Why it matters: The Lake Merritt Institute says scooters are causing an environmental crisis in Oakland.
- The companies are losing, too. Their inventory can be destroyed by anyone at anytime, with zero repercussions. Erica has walked by several scooters in D.C. that have been torn apart or vandalized with spray paint. But "they just have to deal with it," says Axios scooter expert Kia Kokalitcheva. "It’s part of the vehicle attrition they have to account for."
4. Worthy of your time
Where are Greece's children? (Chico Harlan — WP)
Minimum wage hikes across the U.S. (Felix Salmon — Axios)
Attention as a measure of aliveness (Dan Nixon — Aeon) (h/t Azeem Azhar)
Future of fire: Raking, thinning, replanting (Hal Herring — High Country News)
The most-polluted major country is not China but India (The Economist)
5. 1 ancient thing: Imagining automata
Today is a golden age for automation, but it’s an old idea. Ford was the first to set up an automation department in the mid-20th century, writes Gizmodo's Brian Merchant.
Axios' Kaveh Waddell reports: The idea of an automaton — rooted in the ancient Greek word for "self" — appeared in Homer’s "Iliad," Merchant writes. Various other automata populated Greek myths in the form of handmaidens and warriors.

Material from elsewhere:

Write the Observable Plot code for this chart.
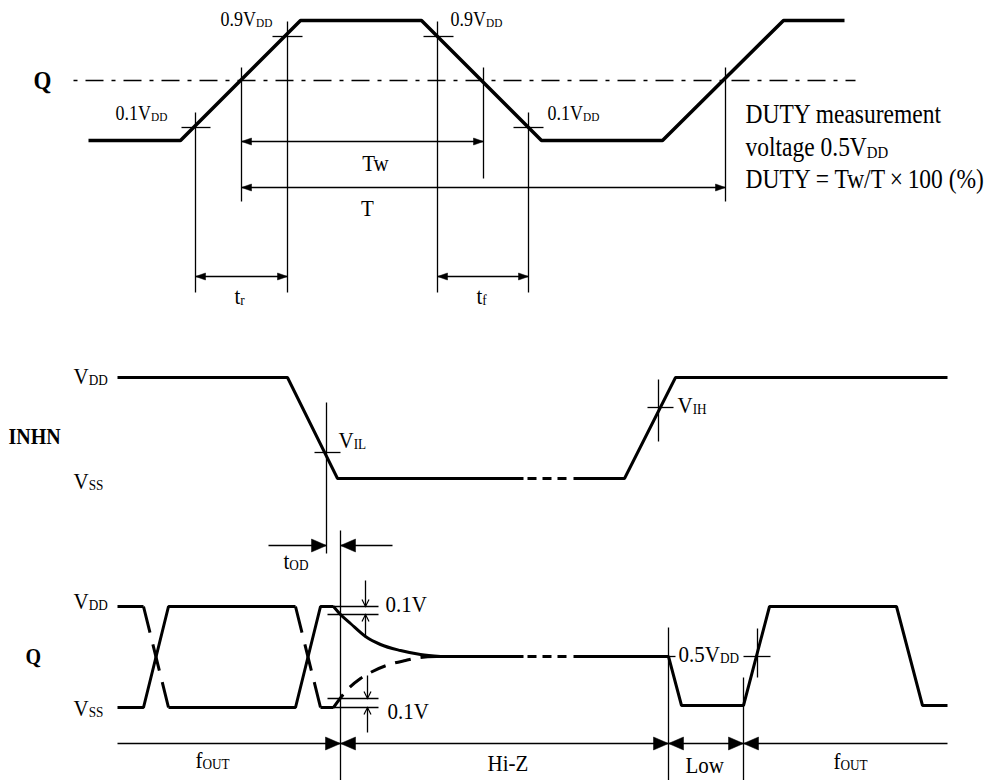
<!DOCTYPE html>
<html><head><meta charset="utf-8">
<script src="https://cdn.jsdelivr.net/npm/d3@7"></script>
<script src="https://cdn.jsdelivr.net/npm/@observablehq/plot@0.6"></script>
<style>body{margin:0;background:#fff}</style>
</head><body><div id="chart"></div>
<script>
// ===== Upper diagram: duty / rise / fall definition (diagram units = px grid) =====
const dutyWave = [[88,140],[180,140],[300,20],[421,20],[541,140],[662,140],[783,20],[844,20]];
const midLevel = [[73,80,855,80]];
const topGuides = [ // x1,y1,x2,y2
  [195,112,195,292],[287,21,287,292],[241,67,241,201],[437,21,437,292],
  [483,67,483,178],[528,112,528,292],[725,67,725,201],
  [181,127,210,127],[272,36,302,36],[423,36,453,36],[513,127,543,127]];
const topDims = [ // x1,y1,x2,y2, heads, head size
  [241,141,483,141,"both","s"],[241,187,725,187,"both","s"],
  [195,276,287,276,"both","s"],[437,276,528,276,"both","s"]];

// ===== INHN waveform =====
const inhnSolid = [
  [[117,377],[287,377],[337,478],[523,478]],
  [[573,478],[624,478],[675,377],[947,377]]];
const inhnDashed = [[[527,478],[570,478]]];

// ===== Q output waveform =====
const qSolid = [
  [[117,606],[143,606]],
  [[117,707],[143,707],[168,606],[295,606]],
  [[168,707],[295,707],[320,606],[333,606]],
  [[320,707],[333,707]],
  [[430,656],[523,656]],
  [[573,656],[668,656],[681,705],[743,705],[769,606],[896,606],[922,705],[947,705]]];
const qCrossDashed = [[[143,606],[168,707]],[[295,606],[320,707]]];
const qHiZDashed = [[[527,656],[570,656]]];
const qDecay = [[333,606],[340,614],[350,623],[365,636],[380,644],[400,650],[420,654],[440,656]];
const qRise  = [[333,707],[348,688],[360,678],[370,672],[392,663],[405,660],[420,657],[440,656]];

const bottomGuides = [
  [314,452,340,452],[326,402,326,553],          // V_IL tick
  [647,407,673,407],[658,379,658,441],          // V_IH tick
  [340,530,340,780],[668,627,668,780],[743,677,743,780],
  [743,656,770,656],[757,628,757,677],[660,656,675,656], // 0.5V_DD tick
  [327,606,378,606],[327,614,378,614],          // 0.1V top
  [327,698,378,698],[327,707,378,707]];         // 0.1V bottom
const bottomDims = [
  [268,545,326,545,"end","l"],[392,545,340,545,"end","l"],
  [365,580,365,606,"end","v"],[365,637,365,614,"end","v"],
  [367,675,367,698,"end","v"],[367,732,367,707,"end","v"],
  [117,743,340,743,"end","l"],[340,743,668,743,"both","l"],
  [668,743,743,743,"both","l"],[947,743,743,743,"end","l"]];

// ===== Labels (x, baseline y, size, anchor, weight); "_" starts a subscript =====
const labels = [
  ["Q",33,88,23,"start","bold"],
  ["0.9V_DD",220,25,18,"start","normal"],["0.9V_DD",450,25,18,"start","normal"],
  ["0.1V_DD",115,119,18,"start","normal"],["0.1V_DD",547,119,18,"start","normal"],
  ["Tw",375,170,21,"middle","normal"],["T",367,215,21,"middle","normal"],
  ["t_r",234,303,21,"start","normal"],["t_f",476,303,21,"start","normal"],
  ["DUTY measurement",745,122,23.5,"start","normal"],
  ["voltage 0.5V_DD",745,155,23.5,"start","normal"],
  ["DUTY = Tw/T\u2009\u00d7\u2009100 (%)",745,187,23.5,"start","normal"],
  ["V_DD",73,383,21,"start","normal"],["INHN",8,443,20,"start","bold"],
  ["V_SS",73,488,21,"start","normal"],["V_IL",338,447,21,"start","normal"],
  ["V_IH",677,412,21,"start","normal"],["t_OD",283,568,21,"start","normal"],
  ["V_DD",73,608,21,"start","normal"],["Q",25,663,20,"start","bold"],
  ["V_SS",73,715,21,"start","normal"],
  ["0.1V",385,611,21,"start","normal"],["0.1V",387,718,21,"start","normal"],
  ["0.5V_DD",678,661,21,"start","normal"],
  ["f_OUT",195,767,21,"start","normal"],["Hi-Z",487,770,21,"start","normal"],
  ["Low",685,772,21,"start","normal"],["f_OUT",833,768,21,"start","normal"]];

// ---------- helpers ----------
const W = 992, H = 780;
const rows = polys => polys.flatMap((pts, i) => pts.map(([x, y]) => ({x, y, z: i})));
const segs = list => list.map(([x1, y1, x2, y2]) => ({x1, y1, x2, y2}));
const headStyles = {s: {len: 10, wid: 7, fill: true}, l: {len: 15, wid: 13, fill: true}, v: {len: 7, wid: 7, fill: false}};
function headSymbol(ang, len, wid, closed) {
  const c = Math.cos(ang), s = Math.sin(ang);
  const bx = -len * c, by = -len * s, px = -s * wid / 2, py = c * wid / 2;
  return {draw(ctx) {
    ctx.moveTo(bx + px, by + py); ctx.lineTo(0, 0); ctx.lineTo(bx - px, by - py);
    if (closed) ctx.closePath();
  }};
}
function arrowMarks(list) {
  const marks = [Plot.link(segs(list), {x1: "x1", y1: "y1", x2: "x2", y2: "y2", stroke: "black", strokeWidth: 1.3})];
  for (const [x1, y1, x2, y2, ends, size] of list) {
    const st = headStyles[size];
    const ang = Math.atan2(y2 - y1, x2 - x1);
    const tips = [{x: x2, y: y2, a: ang}];
    if (ends === "both") tips.push({x: x1, y: y1, a: ang + Math.PI});
    for (const t of tips) marks.push(Plot.dot([t], {x: "x", y: "y",
      symbol: headSymbol(t.a, st.len, st.wid, st.fill),
      fill: st.fill ? "black" : "none", stroke: "black", strokeWidth: st.fill ? 0.5 : 1.2}));
  }
  return marks;
}
const thick = (polys, w, extra = {}) => Plot.line(rows(polys), {x: "x", y: "y", z: "z", stroke: "black",
  strokeWidth: w, strokeLinejoin: "miter", strokeLinecap: "butt", ...extra});
const labelRows = labels.map(([t, x, y, size, anchor, weight]) => ({t, x, y, size, anchor, weight}));
const labelMarks = [];
for (const anchor of ["start", "middle"]) for (const weight of ["normal", "bold"]) {
  const d = labelRows.filter(r => r.anchor === anchor && r.weight === weight);
  if (d.length) labelMarks.push(Plot.text(d, {x: "x", y: "y", text: "t", fontSize: "size",
    textAnchor: anchor, fontWeight: weight, lineAnchor: "bottom", fill: "black",
    fontFamily: "'Liberation Serif','Times New Roman',serif"}));
}

const svg = Plot.plot({
  width: W, height: H, margin: 0,
  x: {domain: [0, W], range: [0, W], axis: null},
  y: {domain: [0, H], range: [0, H], axis: null},
  style: {background: "white", fontFamily: "'Liberation Serif','Times New Roman',serif"},
  marks: [
    Plot.link(segs(midLevel), {x1: "x1", y1: "y1", x2: "x2", y2: "y2", stroke: "black", strokeWidth: 1.7, strokeDasharray: "4,8,18,8"}),
    Plot.link(segs(topGuides), {x1: "x1", y1: "y1", x2: "x2", y2: "y2", stroke: "black", strokeWidth: 1.3}),
    Plot.link(segs(bottomGuides), {x1: "x1", y1: "y1", x2: "x2", y2: "y2", stroke: "black", strokeWidth: 1.3}),
    ...arrowMarks(topDims),
    ...arrowMarks(bottomDims),
    thick([dutyWave], 3.5),
    thick(inhnSolid, 3),
    thick(inhnDashed, 3, {strokeDasharray: "9,6"}),
    thick(qSolid, 3),
    thick(qCrossDashed, 3, {strokeDasharray: "27,12"}),
    thick(qHiZDashed, 3, {strokeDasharray: "9,6"}),
    thick([qDecay], 3, {curve: "monotone-x"}),
    thick([qRise], 3, {curve: "monotone-x", strokeDasharray: "16,10"}),
    ...labelMarks
  ]
});

// subscripts + slight vertical stretch of glyphs (matches reference lettering)
const k = 1.13;
svg.querySelectorAll("text").forEach(t => {
  const s = t.textContent, i = s.indexOf("_");
  if (i >= 0) {
    t.textContent = s.slice(0, i);
    const sp = document.createElementNS("http://www.w3.org/2000/svg", "tspan");
    sp.style.fontSize = "0.63em"; sp.setAttribute("dy", "0.12em");
    sp.textContent = s.slice(i + 1);
    t.appendChild(sp);
  }
  const tr = t.getAttribute("transform");
  if (tr && tr.includes("translate")) t.setAttribute("transform", tr + ` scale(1,${k})`);
  else {
    const x = parseFloat(t.getAttribute("x")) || 0, y = parseFloat(t.getAttribute("y")) || 0;
    t.removeAttribute("x"); t.removeAttribute("y");
    t.setAttribute("transform", `translate(${x},${y}) scale(1,${k})`);
  }
});
document.getElementById("chart").appendChild(svg);
</script>
</body></html>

- "They’re meant to make the hard labors of a god much easier — which means they must be quite powerful," Kanta Dihal, University of Cambridge researcher, told Merchant.
- The first mentions of killer robots came from the Greeks, too: Talos was a figure forged from bronze to protect the island of Crete.
Moreover, Chinese and Indian myths may have featured bots, said Stanford classics scholar Adrienne Mayor — but many have been lost.
- Using a broad definition, tools like the bow and arrow partly "automated" hunting, said Antone Martinho-Truswell, a zoologist at the University of Sydney.
- The drive to automate is what makes us human, he argues.